Namun seperti kisah klasik dalam dongeng istana, kebaikan seorang raja kadang justru jadi pintu masuk bagi ambisi para panglima talam.
Di antara panglima yang selalu mengiringi langkahnya, ada seorang yang paling menonjol: panglima botak. Kepalanya licin, tapi kelicikannya lebih licin lagi.
Ia lihai membaca arah angin, tahu kapan harus merunduk, dan kapan harus memukul meja.
Mantan ketua partai ini kini juga memimpin sebuah lembaga perdagangan.

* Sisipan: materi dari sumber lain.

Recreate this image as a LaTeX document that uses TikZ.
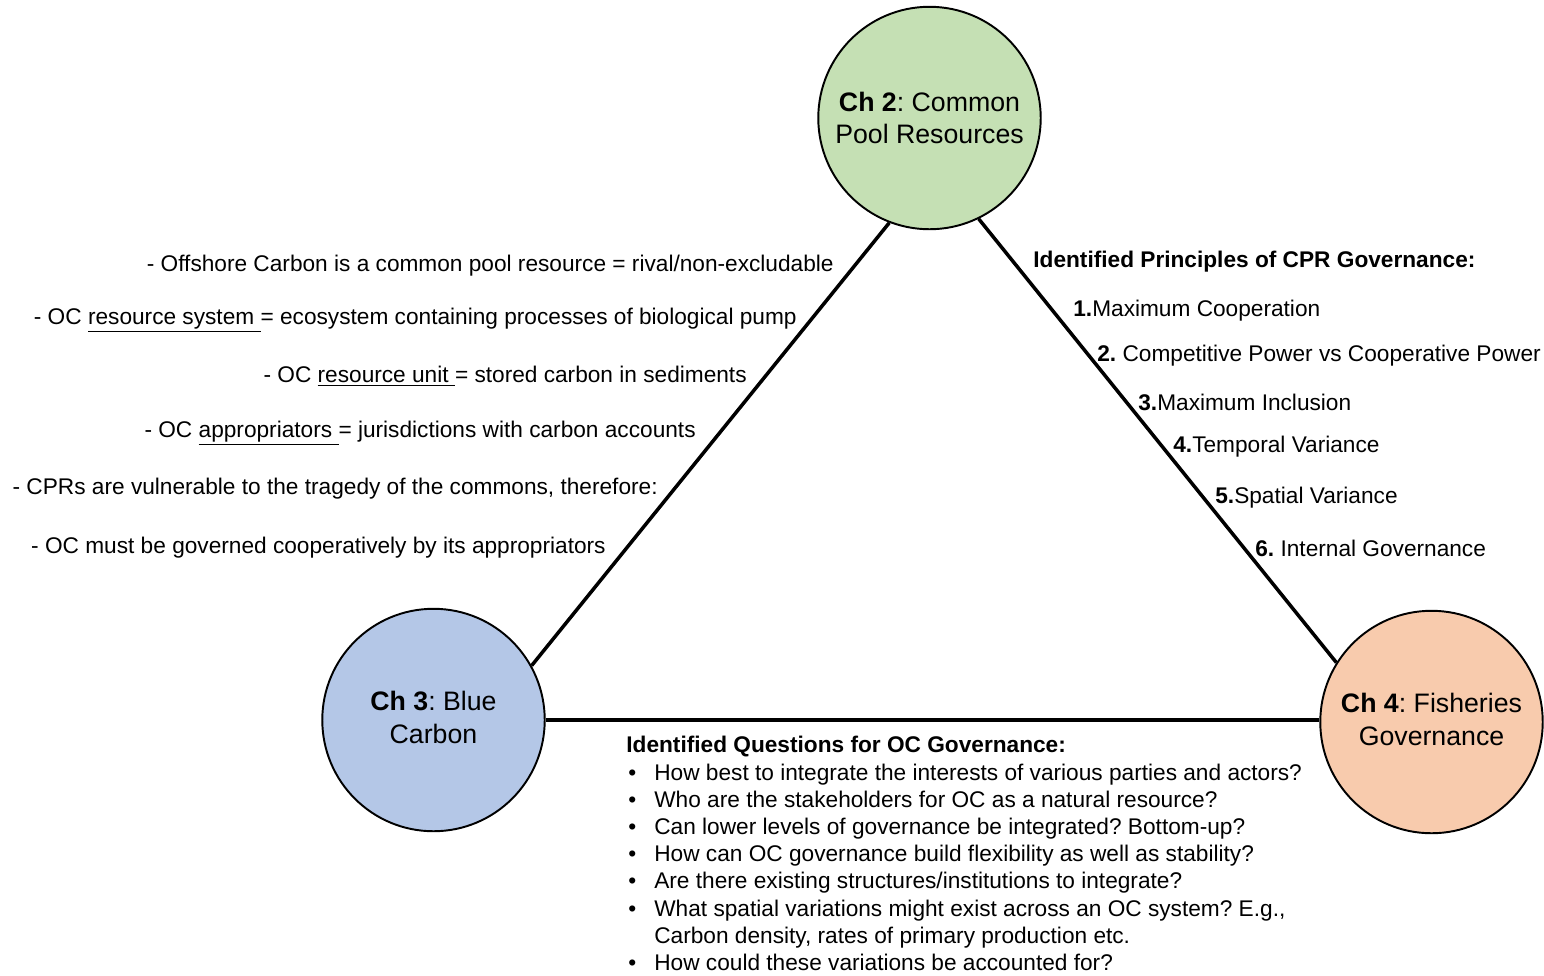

Dan, seperti sudah diduga, di balik senyum manis raja, dialah tangan yang membagi “kue” proyek pembangunan.
Masalahnya, untuk mendapat kue itu, para panglima lain harus menyetor upeti yang tak ada dalam kitab perbendaharaan kerajaan.
Pajak ilegal, begitu rakyat menyebutnya. Akibatnya, kecemburuan pun membara. Panglima lain menggerutu: mereka sudah banyak berkorban memenangkan raja dalam pemilihan lalu, tapi kini harus puas jadi penonton.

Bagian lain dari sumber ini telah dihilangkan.